If you’ve played any Warriors game at all, you can picture it in your mind. Luke Skywalker, mowing down a hundred Stormtroopers with an exaggeratedly powerful lightsaber? Unlocking the ability to play as prequel-era Yoda? Conceptually, it’s a perfect match. While Koinuma said that he could particularly envision Star Wars as an entry in the Warriors series, he doesn’t want to limit his options. “We are not really fanatical about having the game on the Warriors series,” he said. “As long as it is fun and enjoyable, that is the most important thing. Whether it fits the Warriors system or not.”

The thing that may keep Koinuma’s dreams in a galaxy far, far away is the fact that Electronic Arts and Disney inked a deal back in 2013 that gave the game publisher the exclusive rights to create Star Wars games for the “core gaming audience.” One would imagine that Electronic Arts would consider a Warriors game to indeed be for core gamers.

Still, EA’s deal isn’t forever, and stranger things have happened. It’s clear that Koinuma isn’t giving up hope. “It’s not just about me,” he said. “If users demand or desire to have a game like that, I think that would be great.


Considering the circumstances, Koinuma’s desire to do a Mario game is much more likely to bear fruit. (And yes, it’s odd to consider any scenario in which “make a Mario game” is the more likely of two choices.) Of all the partnerships Koei Tecmo has established, its relationship with Nintendo seems the strongest. Its horror series Fatal Frame is now developed jointly with Nintendo, and it’s also created entries in numerous Nintendo franchises like Hyrule Warriors, Fire Emblem Warriors, and Metroid: Other M. Mario seems more like a when than an if.

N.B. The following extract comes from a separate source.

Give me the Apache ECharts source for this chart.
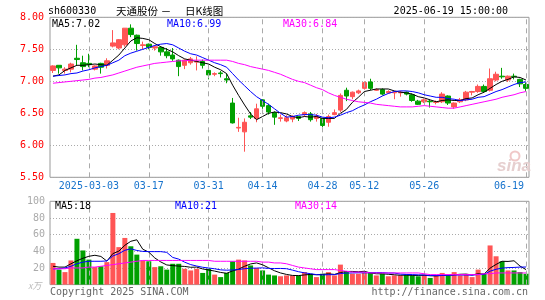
<!DOCTYPE html>
<html><head><meta charset="utf-8">
<script src="https://cdn.jsdelivr.net/npm/echarts@6.0.0/dist/echarts.min.js"></script>
<style>html,body{margin:0;padding:0;background:#fff}#c{width:545px;height:300px}</style>
</head><body><div id="c"></div>
<script>
const dates = ['2025-02-21','2025-02-24','2025-02-25','2025-02-26','2025-02-27','2025-02-28','2025-03-03','2025-03-04','2025-03-05','2025-03-06','2025-03-07','2025-03-10','2025-03-11','2025-03-12','2025-03-13','2025-03-14','2025-03-17','2025-03-18','2025-03-19','2025-03-20','2025-03-21','2025-03-24','2025-03-25','2025-03-26','2025-03-27','2025-03-28','2025-03-31','2025-04-01','2025-04-02','2025-04-03','2025-04-07','2025-04-08','2025-04-09','2025-04-10','2025-04-11','2025-04-14','2025-04-15','2025-04-16','2025-04-17','2025-04-18','2025-04-21','2025-04-22','2025-04-23','2025-04-24','2025-04-25','2025-04-28','2025-04-29','2025-04-30','2025-05-06','2025-05-07','2025-05-08','2025-05-09','2025-05-12','2025-05-13','2025-05-14','2025-05-15','2025-05-16','2025-05-19','2025-05-20','2025-05-21','2025-05-22','2025-05-23','2025-05-26','2025-05-27','2025-05-28','2025-05-29','2025-05-30','2025-06-03','2025-06-04','2025-06-05','2025-06-06','2025-06-09','2025-06-10','2025-06-11','2025-06-12','2025-06-13','2025-06-16','2025-06-17','2025-06-18','2025-06-19'];

const opens  = [7.17,7.25,7.17,7.19,7.36,7.29,7.28,7.19,7.28,7.25, 7.55,7.52,7.57,7.83,7.72,7.56,7.58,7.52,7.53,7.46, 7.41,7.33,7.25,7.29,7.30,7.31,7.17,7.11,7.13,7.04, 6.66,6.27,6.21,6.46,6.42,6.71,6.62,6.51,6.42,6.38, 6.41,6.45,6.48,6.49,6.42,6.42,6.36,6.48,6.55,6.86, 6.76,6.82,6.89,6.99,6.86,6.87,6.82,6.82,6.82,6.83, 6.79,6.69,6.68,6.69,6.67,6.68,6.77,6.60,6.68,6.71, 6.83,6.84,6.92,6.86,7.02,7.08,7.02,7.08,7.03,6.95];
const closes = [7.24,7.21,7.19,7.27,7.34,7.23,7.26,7.24,7.22,7.32, 7.60,7.65,7.83,7.73,7.59,7.57,7.53,7.54,7.46,7.40, 7.35,7.23,7.33,7.35,7.31,7.25,7.10,7.12,7.12,7.02, 6.35,6.28,6.36,6.44,6.57,6.61,6.52,6.44,6.43,6.43, 6.45,6.42,6.51,6.40,6.45,6.31,6.45,6.51,6.78,6.77, 6.83,6.85,6.98,6.89,6.87,6.80,6.84,6.83,6.83,6.80, 6.70,6.64,6.71,6.68,6.68,6.80,6.66,6.66,6.71,6.83, 6.84,6.92,6.84,7.04,7.11,7.07,7.08,7.07,6.96,6.89];
const lows   = [7.13,7.12,7.12,7.14,7.25,7.17,7.22,7.17,7.12,7.20, 7.53,7.50,7.54,7.69,7.48,7.50,7.50,7.48,7.40,7.36, 7.32,7.08,7.19,7.26,7.17,7.20,7.03,7.08,7.06,6.97, 6.34,6.21,5.90,6.41,6.36,6.57,6.48,6.32,6.37,6.36, 6.36,6.38,6.45,6.37,6.37,6.28,6.29,6.47,6.52,6.69, 6.72,6.80,6.87,6.86,6.85,6.78,6.81,6.72,6.76,6.78, 6.68,6.63,6.66,6.59,6.64,6.66,6.63,6.57,6.66,6.69, 6.78,6.82,6.82,6.84,7.00,7.04,6.99,7.03,6.91,6.85];
const highs  = [7.25,7.25,7.22,7.29,7.57,7.40,7.43,7.25,7.29,7.36, 7.80,7.66,7.83,7.89,7.73,7.62,7.59,7.56,7.55,7.52, 7.52,7.34,7.34,7.38,7.39,7.34,7.18,7.14,7.16,7.12, 6.74,6.43,6.42,6.52,6.65,6.72,6.65,6.53,6.48,6.47, 6.47,6.46,6.53,6.52,6.49,6.43,6.48,6.56,6.81,6.90, 6.84,6.87,7.00,7.04,6.89,6.89,6.86,6.84,6.85,6.84, 6.81,6.71,6.73,6.71,6.70,6.83,6.78,6.67,6.74,6.85, 6.85,6.95,6.95,7.20,7.15,7.21,7.09,7.12,7.04,6.98];

const ma5  = [7.08,7.10,7.17,7.21,7.25,7.25,7.26,7.27,7.26,7.25, 7.33,7.41,7.52,7.63,7.68,7.67,7.65,7.59,7.54,7.50, 7.46,7.40,7.35,7.33,7.31,7.29,7.27,7.22,7.18,7.12, 6.94,6.78,6.63,6.49,6.40,6.45,6.50,6.52,6.51,6.49, 6.45,6.43,6.45,6.44,6.45,6.42,6.42,6.42,6.50,6.56, 6.67,6.75,6.84,6.86,6.88,6.88,6.88,6.85,6.83,6.82, 6.80,6.76,6.74,6.71,6.68,6.70,6.71,6.70,6.70,6.73, 6.74,6.79,6.83,6.89,6.95,7.00,7.03,7.07,7.06,7.02];
const ma10 = [7.08,7.09,7.10,7.12,7.13,7.16,7.18,7.21,7.23,7.25, 7.29,7.33,7.40,7.44,7.47,7.50,7.53,7.56,7.58,7.59, 7.57,7.52,7.47,7.43,7.41,7.37,7.33,7.29,7.26,7.22, 7.12,7.02,6.93,6.84,6.76,6.70,6.64,6.57,6.50,6.44, 6.45,6.47,6.48,6.48,6.47,6.44,6.43,6.44,6.47,6.51, 6.54,6.59,6.63,6.68,6.72,6.77,6.81,6.84,6.85,6.85, 6.84,6.82,6.79,6.77,6.75,6.75,6.73,6.72,6.70,6.71, 6.72,6.75,6.76,6.80,6.84,6.87,6.91,6.95,6.98,6.99];
const ma30 = [6.97,6.98,6.99,7.00,7.01,7.02,7.03,7.05,7.06,7.08, 7.10,7.13,7.16,7.19,7.22,7.24,7.26,7.28,7.29,7.30, 7.31,7.32,7.32,7.33,7.33,7.33,7.33,7.33,7.33,7.33, 7.31,7.28,7.26,7.23,7.21,7.19,7.17,7.14,7.11,7.07, 7.03,7.00,6.98,6.94,6.90,6.87,6.82,6.78,6.75,6.72, 6.70,6.68,6.67,6.66,6.64,6.63,6.62,6.61,6.60,6.60, 6.60,6.61,6.62,6.61,6.60,6.59,6.58,6.58,6.60,6.62, 6.64,6.66,6.68,6.70,6.72,6.75,6.77,6.79,6.82,6.84];

const volumes = [26,18,15,29,55,41,30,21,22,27, 86,45,56,46,36,29,28,21,22,18, 25,25,19,17,19,14,19,12,9,14, 28,30,29,23,20,17,12,11,10,11, 11,11,15,13,9,13,15,11,24,16, 13,13,14,14,11,13,10,11,11,12, 11,10,12,8,11,14,11,15,11,12, 9,18,13,47,34,28,17,17,15,13];
const volMa5  = [22,21,21,25,28.6,31.6,34,35.2,33.8,28.2, 37.2,40.2,47.2,52,53.8,42.4,39,32,27.2,23.6, 22.8,22.2,21.8,20.8,21,18.8,17.6,16.2,14.6,13.6, 16.4,18.6,22,24.8,26,23.8,20.2,16.6,14,12.2, 11,10.8,11.6,12.2,11.8,12.2,13,12.2,14.4,15.8, 15.8,15.4,16,14,13,13,12.4,11.8,11.2,11.4, 11,11,11.2,10.6,10.4,11,11.2,11.8,12.4,12.6, 11.6,13,12.6,19.8,24.2,28,27.8,28.6,22.2,18];
const volMa10 = [19,19,20,22,25,27,28,28,28,28.4, 34.4,37.1,41.2,42.9,41,39.8,39.6,39.6,39.6,38.7, 32.6,30.6,26.9,24,22.3,20.8,19.9,19,17.7,17.3, 17.6,18.1,19.1,19.7,19.8,20.1,19.4,19.3,19.4,19.1, 17.4,15.5,14.1,13.1,12,11.6,11.9,11.9,13.3,13.8, 14,14.2,14.1,14.2,14.4,14.4,13.9,13.9,12.6,12.2, 12,11.7,11.5,10.9,10.9,11,11.1,11.5,11.5,11.5, 11.3,12.1,12.2,16.1,18.4,19.8,20.4,20.6,21,21.1];
const volMa30 = [19,19,19,20,20,20,21,21,22,23, 24,25,26,27,28,29,29,29,29,29, 29,29,29,29,29,29,29,28,28,28, 28,28,28,28,28,27,27,26,26,25, 23,21,20,19,18,18,18,18,17,16, 15,15,15,14,14,14,14,14,14,14, 14,14,13,12,12,12,12,12,12,12, 12,12,13,13,14,14,14,14,14,14];

const tickDates  = ['2025-03-03','2025-03-17','2025-03-31','2025-04-14','2025-04-28','2025-05-12','2025-05-26','2025-06-19'];
const tickLabels = ['2025-03-03','03-17','03-31','04-14','04-28','05-12','05-26','06-19'];
const priceTickLabels = ['5.50','6.00','6.50','7.00','7.50','8.00'];
const volTickLabels = ['', '20', '40', '60', '80', '100'];

const stockCode = 'sh600330';
const stockName = '天通股份';
const chartName = '日K线图';
const stamp = '2025-06-19 15:00:00';
const priceMaText = ['MA5:7.02', 'MA10:6.99', 'MA30:6.84'];
const volMaText = ['MA5:18', 'MA10:21', 'MA30:14'];

const RED = '#ff5555', GREEN = '#00a000';
const MONO = 'DejaVu Sans Mono';
const tickIdx = tickDates.map(d => dates.indexOf(d));

const chart = echarts.init(document.getElementById('c'));

const vline = {
  symbol: 'none', silent: true, animation: false,
  label: {show: false},
  lineStyle: {type: [5, 4], color: '#aaa', width: 1},
  data: tickDates.map(d => ({xAxis: d}))
};
function lineSeries(data, color, xi, yi) {
  return {type: 'line', data, xAxisIndex: xi, yAxisIndex: yi, showSymbol: false, symbol: 'none',
    lineStyle: {width: 1, color}, itemStyle: {color}, silent: true, animation: false, z: 5};
}
function txt(x, y, text, fill, align, font) {
  return {type: 'text', x, y, silent: true, z: 100,
    style: {text, fill, font: font || ('10px ' + MONO), textAlign: align || 'left', textVerticalAlign: 'middle'}};
}

chart.setOption({
  animation: false,
  backgroundColor: '#fff',
  grid: [
    {left: 50, top: 17.3, width: 479, height: 160, show: true, borderColor: '#999', borderWidth: 1},
    {left: 50, top: 201.3, width: 479, height: 83.3, show: true, borderColor: '#999', borderWidth: 1}
  ],
  xAxis: [
    {type: 'category', gridIndex: 0, data: dates, boundaryGap: true,
     axisLine: {show: false}, axisTick: {show: false}, splitLine: {show: false},
     axisLabel: {
       interval: (i) => tickIdx.indexOf(i) >= 0,
       formatter: (v) => {
         const k = tickDates.indexOf(v);
         if (k < 0) return '';
         return k === tickDates.length - 1 ? '{r|' + tickLabels[k] + '}' : tickLabels[k];
       },
       color: '#1874cd', fontFamily: MONO, fontSize: 10, margin: 4,
       rich: {r: {color: '#1874cd', fontFamily: MONO, fontSize: 10, padding: [0, 34, 0, 0]}}
     }},
    {type: 'category', gridIndex: 1, data: dates, boundaryGap: true,
     axisLine: {show: false}, axisTick: {show: false}, axisLabel: {show: false}, splitLine: {show: false}}
  ],
  yAxis: [
    {type: 'value', gridIndex: 0, min: 5.5, max: 8, interval: 0.5, scale: true,
     axisLine: {show: false}, axisTick: {show: false},
     axisLabel: {color: '#ff0000', fontFamily: MONO, fontSize: 10, margin: 6,
       formatter: (v) => priceTickLabels[Math.round((v - 5.5) / 0.5)]},
     splitLine: {show: true, lineStyle: {type: [1, 2], color: '#aaa', width: 1}}},
    {type: 'value', gridIndex: 1, min: 0, max: 100, interval: 20,
     axisLine: {show: false}, axisTick: {show: false},
     axisLabel: {color: '#aaa', fontFamily: MONO, fontSize: 10, margin: 5,
       formatter: (v) => volTickLabels[Math.round(v / 20)]},
     splitLine: {show: true, lineStyle: {type: [1, 2], color: '#aaa', width: 1}}}
  ],
  series: [
    {type: 'candlestick', xAxisIndex: 0, yAxisIndex: 0, barWidth: 5, animation: false, silent: true,
     data: opens.map((o, i) => [o, closes[i], lows[i], highs[i]]),
     itemStyle: {color: RED, color0: GREEN, borderColor: RED, borderColor0: GREEN, borderWidth: 1},
     markLine: vline, z: 3},
    lineSeries(ma5, '#000000', 0, 0),
    lineSeries(ma10, '#0000ff', 0, 0),
    lineSeries(ma30, '#ff00ff', 0, 0),
    {type: 'bar', xAxisIndex: 1, yAxisIndex: 1, barWidth: 5, animation: false, silent: true,
     data: volumes.map((v, i) => ({value: v, itemStyle: {color: closes[i] >= opens[i] ? RED : GREEN}})),
     markLine: vline, z: 3},
    lineSeries(volMa5, '#000000', 1, 1),
    lineSeries(volMa10, '#0000ff', 1, 1),
    lineSeries(volMa30, '#ff00ff', 1, 1)
  ],
  graphic: [
    txt(48, 11, stockCode, '#000'),
    txt(116, 11, stockName, '#000', 'left', '10.5px "Noto Sans CJK SC"'),
    txt(166, 11, '－', '#000', 'center', '10.5px "Noto Sans CJK SC"'),
    txt(185, 11, chartName, '#000', 'left', '10.5px "Noto Sans CJK SC"'),
    txt(508, 11, stamp, '#000', 'right'),
    txt(52, 24, priceMaText[0], '#000'),
    txt(167, 24, priceMaText[1], '#0000ff'),
    txt(283, 24, priceMaText[2], '#ff00ff'),
    txt(55, 206, volMaText[0], '#000'),
    txt(175, 206, volMaText[1], '#0000ff'),
    txt(295, 206, volMaText[2], '#ff00ff'),
    txt(28, 286, 'x万', '#bbb', 'left', 'italic 9px "Noto Sans CJK SC"'),
    txt(50, 292.5, 'Copyright 2025 SINA.COM', '#666'),
    txt(528, 292.5, 'http://finance.sina.com.cn', '#666', 'right'),
    {type: 'circle', shape: {cx: 515, cy: 156, r: 4.5}, silent: true, z: 1,
     style: {fill: 'none', stroke: '#f0c8c8', lineWidth: 2}},
    txt(497, 166, 'sina', '#e6cfcf', 'left', 'italic bold 17px "Liberation Sans"')
  ]
});
</script>
</body></html>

“I’d like to have an opportunity to work on Nintendo’s Mario,” Koinuma said. “Basically, he’s a character I’ve been playing with ever since I was a kid, so if I could do something with him, I’d be really happy.” Besides being young enough (he is 46) to have grown up with video games, Koinuma is a lifelong gaming nerd. He studied programming in college and joined Koei in 1994, before it merged with Tecmo. His first task was porting the PC action RPG game Brandish 2 to the Super Famicom. He moved into game direction and production, and to this day splits his duties between the business and creative sides. (He gave up on programming some time around 2006, though.)

Much like with Star Wars, Koinuma said he’d pretty much like to work on any game featuring Mario, whether it’s a Warriors or not. “I think anything would be great,” he said. “Even a simulation would be good.” War sims like Nobunaga’s Ambition were Koei’s bread and butter before the lucrative Warriors games came along, and it still produces them today. Simulation games are how the company was able to produce other major franchise tie-ups such as Pokémon Conquest and the Japan-only Yo-Kai Watch Romance Of The Three Kingdoms. Then again, if the company were to go that route, it would probably have to pitch something significantly different than Ubisoft’s Mario and Rabbids strategy RPG.


Whether Koei Tecmo ever gets its hands on Star Wars or Mario, it’s clear that Koinuma wants to continue the successful path of collaborating with companies that might otherwise be considered its rivals. “I think it’s a balance,” he said. “It’s necessary to have healthy competition in the marketplace or in the industry, but at the same time, if it’s necessary, it’s better to have a very favorable collaborative relationship as well, and nurture that.”